Collect each line of the entries that holds the string "this".

Begin DATASET

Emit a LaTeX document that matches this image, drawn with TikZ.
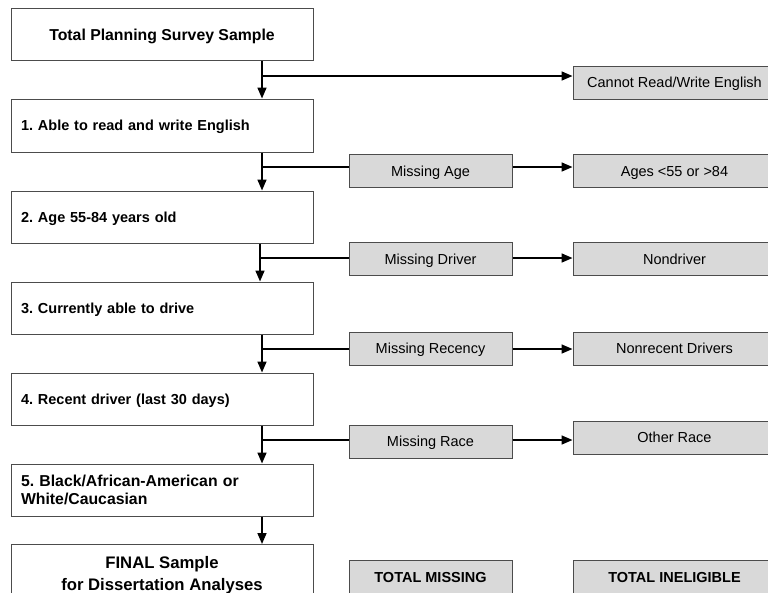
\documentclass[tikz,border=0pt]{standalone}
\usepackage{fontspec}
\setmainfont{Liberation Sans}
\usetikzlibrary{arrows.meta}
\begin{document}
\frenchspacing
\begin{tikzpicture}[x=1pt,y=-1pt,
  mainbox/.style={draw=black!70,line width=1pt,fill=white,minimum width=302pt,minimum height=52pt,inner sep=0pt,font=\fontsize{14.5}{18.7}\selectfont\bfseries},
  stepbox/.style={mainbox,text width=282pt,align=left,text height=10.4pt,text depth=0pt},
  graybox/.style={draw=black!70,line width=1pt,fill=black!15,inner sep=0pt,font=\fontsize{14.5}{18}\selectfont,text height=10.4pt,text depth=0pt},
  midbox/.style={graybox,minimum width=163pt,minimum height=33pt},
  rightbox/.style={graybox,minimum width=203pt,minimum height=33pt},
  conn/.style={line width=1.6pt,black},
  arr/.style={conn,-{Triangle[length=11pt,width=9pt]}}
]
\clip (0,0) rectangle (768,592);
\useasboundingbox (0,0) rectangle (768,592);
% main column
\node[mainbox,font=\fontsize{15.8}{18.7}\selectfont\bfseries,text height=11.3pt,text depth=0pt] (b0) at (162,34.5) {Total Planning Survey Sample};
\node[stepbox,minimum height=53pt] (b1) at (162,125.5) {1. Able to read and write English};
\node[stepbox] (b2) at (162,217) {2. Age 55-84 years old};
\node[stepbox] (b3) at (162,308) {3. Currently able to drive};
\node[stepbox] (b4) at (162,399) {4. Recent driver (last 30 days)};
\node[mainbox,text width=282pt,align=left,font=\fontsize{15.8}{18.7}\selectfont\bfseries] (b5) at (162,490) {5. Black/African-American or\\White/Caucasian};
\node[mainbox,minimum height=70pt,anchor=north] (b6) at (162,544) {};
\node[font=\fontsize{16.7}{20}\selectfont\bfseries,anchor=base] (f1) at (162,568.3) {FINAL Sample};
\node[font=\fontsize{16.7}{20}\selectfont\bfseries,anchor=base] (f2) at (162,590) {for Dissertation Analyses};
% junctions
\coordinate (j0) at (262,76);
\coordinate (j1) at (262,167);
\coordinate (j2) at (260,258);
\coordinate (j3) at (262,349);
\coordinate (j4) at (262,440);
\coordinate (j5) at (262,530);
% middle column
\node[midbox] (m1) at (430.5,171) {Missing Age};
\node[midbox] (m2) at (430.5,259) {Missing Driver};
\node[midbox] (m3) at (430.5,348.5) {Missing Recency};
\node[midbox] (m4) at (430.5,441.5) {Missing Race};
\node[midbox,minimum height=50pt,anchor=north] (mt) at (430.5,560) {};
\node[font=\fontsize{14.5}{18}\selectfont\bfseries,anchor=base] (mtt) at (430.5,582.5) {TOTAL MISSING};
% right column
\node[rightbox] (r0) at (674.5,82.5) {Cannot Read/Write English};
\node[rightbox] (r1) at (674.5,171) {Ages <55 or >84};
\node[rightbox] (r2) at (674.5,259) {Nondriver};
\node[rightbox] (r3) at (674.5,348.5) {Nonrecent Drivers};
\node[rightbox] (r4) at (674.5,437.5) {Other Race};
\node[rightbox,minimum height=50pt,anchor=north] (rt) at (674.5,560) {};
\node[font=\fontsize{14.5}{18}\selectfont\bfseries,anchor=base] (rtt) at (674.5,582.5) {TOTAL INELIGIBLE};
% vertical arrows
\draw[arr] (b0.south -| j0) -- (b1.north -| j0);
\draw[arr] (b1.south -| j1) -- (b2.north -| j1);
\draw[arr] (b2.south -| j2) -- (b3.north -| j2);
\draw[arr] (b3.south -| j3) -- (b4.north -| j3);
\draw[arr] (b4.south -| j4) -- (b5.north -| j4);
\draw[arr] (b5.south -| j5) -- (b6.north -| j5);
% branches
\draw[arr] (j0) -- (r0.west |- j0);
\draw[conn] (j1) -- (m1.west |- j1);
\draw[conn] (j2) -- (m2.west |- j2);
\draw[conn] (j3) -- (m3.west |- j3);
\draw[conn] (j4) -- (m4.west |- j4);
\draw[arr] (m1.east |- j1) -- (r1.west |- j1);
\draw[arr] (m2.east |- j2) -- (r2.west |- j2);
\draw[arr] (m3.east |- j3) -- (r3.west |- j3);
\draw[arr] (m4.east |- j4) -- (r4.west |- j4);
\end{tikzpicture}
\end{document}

End DATASET
Begin DATASET

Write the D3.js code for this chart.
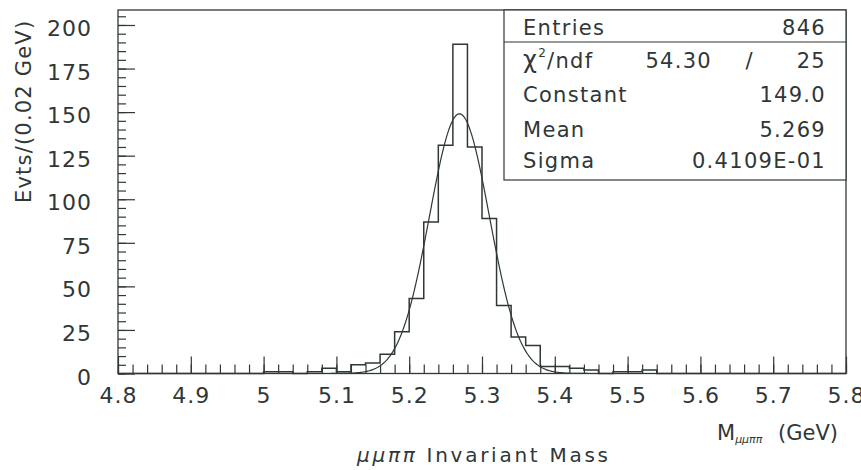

End DATASET

EXPECTED OUTPUT:
Emit a LaTeX document that matches this image, drawn with TikZ.
Write the D3.js code for this chart.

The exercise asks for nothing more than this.